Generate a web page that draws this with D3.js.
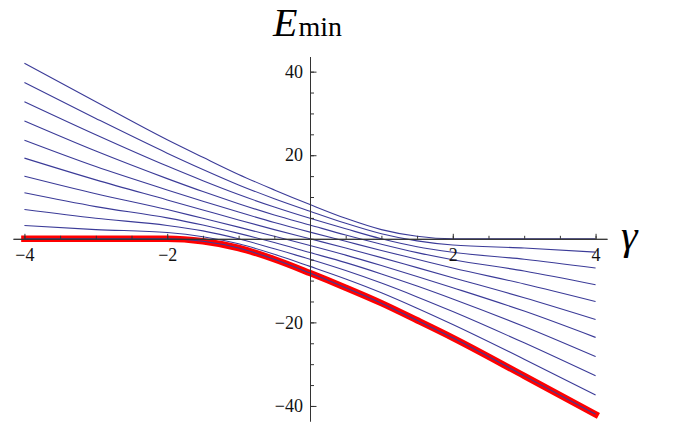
<!DOCTYPE html>
<html>
<head>
<meta charset="utf-8">
<script src="https://cdn.jsdelivr.net/npm/d3@7"></script>
<style>
	body { margin: 0; background: #fff; }
</style>
</head>
<body>
<svg id="chart"></svg>
<script>
// gamma samples shared by all curves
var gamma = [-4, -3, -2, -1.5, -1, -0.5, 0, 0.5, 1, 1.5, 2, 3, 4]

// one array per level (bottom to top at gamma = -4)
var level0 = [0, 0, 0, -0.6, -2.2, -4.9, -8.2, -11.7, -15.4, -19.5, -23.7, -32.8, -42.0]
var level1 = [3.2, 2.2, 1.5, 0.5, -1.2, -3.7, -6.6, -9.6, -12.9, -16.6, -20.5, -28.8, -37.4]
var level2 = [7.0, 4.9, 3.2, 1.9, 0.0, -2.4, -4.9, -7.6, -10.6, -13.9, -17.4, -24.9, -32.8]
var level3 = [11.0, 7.7, 5.0, 3.3, 1.3, -0.9, -3.3, -5.7, -8.4, -11.3, -14.4, -21.0, -28.2]
var level4 = [15.0, 10.8, 7.0, 4.9, 2.8, 0.6, -1.6, -3.9, -6.4, -9.0, -11.7, -17.3, -23.6]
var level5 = [19.3, 14.1, 9.3, 6.9, 4.5, 2.2, 0, -2.2, -4.5, -6.9, -9.3, -14.1, -19.3]
var level6 = [23.6, 17.3, 11.7, 9.0, 6.4, 3.9, 1.6, -0.6, -2.8, -4.9, -7.0, -10.8, -15.0]
var level7 = [28.2, 21.0, 14.4, 11.3, 8.4, 5.7, 3.3, 0.9, -1.3, -3.3, -5.0, -7.7, -11.0]
var level8 = [32.8, 24.9, 17.4, 13.9, 10.6, 7.6, 4.9, 2.4, 0.0, -1.9, -3.2, -4.9, -7.0]
var level9 = [37.4, 28.8, 20.5, 16.6, 12.9, 9.6, 6.6, 3.7, 1.2, -0.5, -1.5, -2.2, -3.2]
var level10 = [42.0, 32.8, 23.7, 19.5, 15.4, 11.7, 8.2, 4.9, 2.2, 0.6, 0, 0, 0]

var levels = [level0, level1, level2, level3, level4, level5, level6, level7, level8, level9, level10]

var xMajor = [-4, -2, 2, 4]
var yMajor = [-40, -20, 20, 40]

var width = 678
var height = 422

var svg = d3.select("#chart").attr("width", width).attr("height", height)

var xScale = d3.scaleLinear().domain([-4.16, 4.16]).range([13, 607])
var yScale = d3.scaleLinear().domain([-43.6, 43.6]).range([421, 56.6])

var line = d3
	.line()
	.x(function (d) {
		return xScale(d[0])
	})
	.y(function (d) {
		return yScale(d[1])
	})
	.curve(d3.curveMonotoneX)

function points(values) {
	return gamma.map(function (g, i) {
		return [g, values[i]]
	})
}

// lowest level at each gamma
var envelope = gamma.map(function (g, i) {
	return d3.min(levels, function (l) {
		return l[i]
	})
})

svg
	.append("path")
	.attr("d", line(points(envelope)))
	.attr("fill", "none")
	.attr("stroke", "#ff0000")
	.attr("stroke-width", 6.5)
	.attr("stroke-linecap", "square")

svg
	.selectAll(".level")
	.data(levels)
	.enter()
	.append("path")
	.attr("class", "level")
	.attr("d", function (d) {
		return line(points(d))
	})
	.attr("fill", "none")
	.attr("stroke", "#3b3b98")
	.attr("stroke-width", 1.1)

// axes through the origin, ticks pointing inward like Mathematica
var fmt = d3.format("d")

svg
	.append("g")
	.attr("transform", "translate(0," + yScale(0) + ")")
	.call(d3.axisBottom(xScale).tickValues(d3.range(-4, 4.01, 0.5)).tickSize(-3).tickSizeOuter(0).tickFormat(""))

svg
	.append("g")
	.attr("transform", "translate(0," + yScale(0) + ")")
	.call(d3.axisBottom(xScale).tickValues(xMajor).tickSize(-5).tickSizeOuter(0).tickPadding(9).tickFormat(fmt))

svg
	.append("g")
	.attr("transform", "translate(" + xScale(0) + ",0)")
	.call(d3.axisLeft(yScale).tickValues(d3.range(-40, 41, 5)).tickSize(-4).tickSizeOuter(0).tickFormat(""))

svg
	.append("g")
	.attr("transform", "translate(" + xScale(0) + ",0)")
	.call(d3.axisLeft(yScale).tickValues(yMajor).tickSize(-6.5).tickSizeOuter(0).tickPadding(7).tickFormat(fmt))

svg.selectAll(".domain, .tick line").attr("stroke", "#333")
svg.selectAll(".tick text").style("font-family", "Liberation Serif").style("font-size", "18px").attr("fill", "#111")

var title = svg.append("text").attr("x", 273).attr("y", 36).attr("fill", "#000").style("font-family", "Liberation Serif")
title.append("tspan").style("font-style", "italic").style("font-size", "40px").text("E")
title.append("tspan").style("font-size", "28px").attr("dx", 1).text("min")

svg
	.append("text")
	.attr("x", 621)
	.attr("y", 249)
	.attr("fill", "#000")
	.style("font-family", "Liberation Serif")
	.style("font-style", "italic")
	.style("font-size", "42px")
	.text("γ")
</script>
</body>
</html>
------------------------------------------------------------------------
What to work on => Please extract exactly the lines of the data, from the first through the line containing "1.5, 2, 3, 4]", and add no pictures to the copy.

Complete response =>
Generate a web page that draws this with D3.js.
<!DOCTYPE html>
<html>
<head>
<meta charset="utf-8">
<script src="https://cdn.jsdelivr.net/npm/d3@7"></script>
<style>
	body { margin: 0; background: #fff; }
</style>
</head>
<body>
<svg id="chart"></svg>
<script>
// gamma samples shared by all curves
var gamma = [-4, -3, -2, -1.5, -1, -0.5, 0, 0.5, 1, 1.5, 2, 3, 4]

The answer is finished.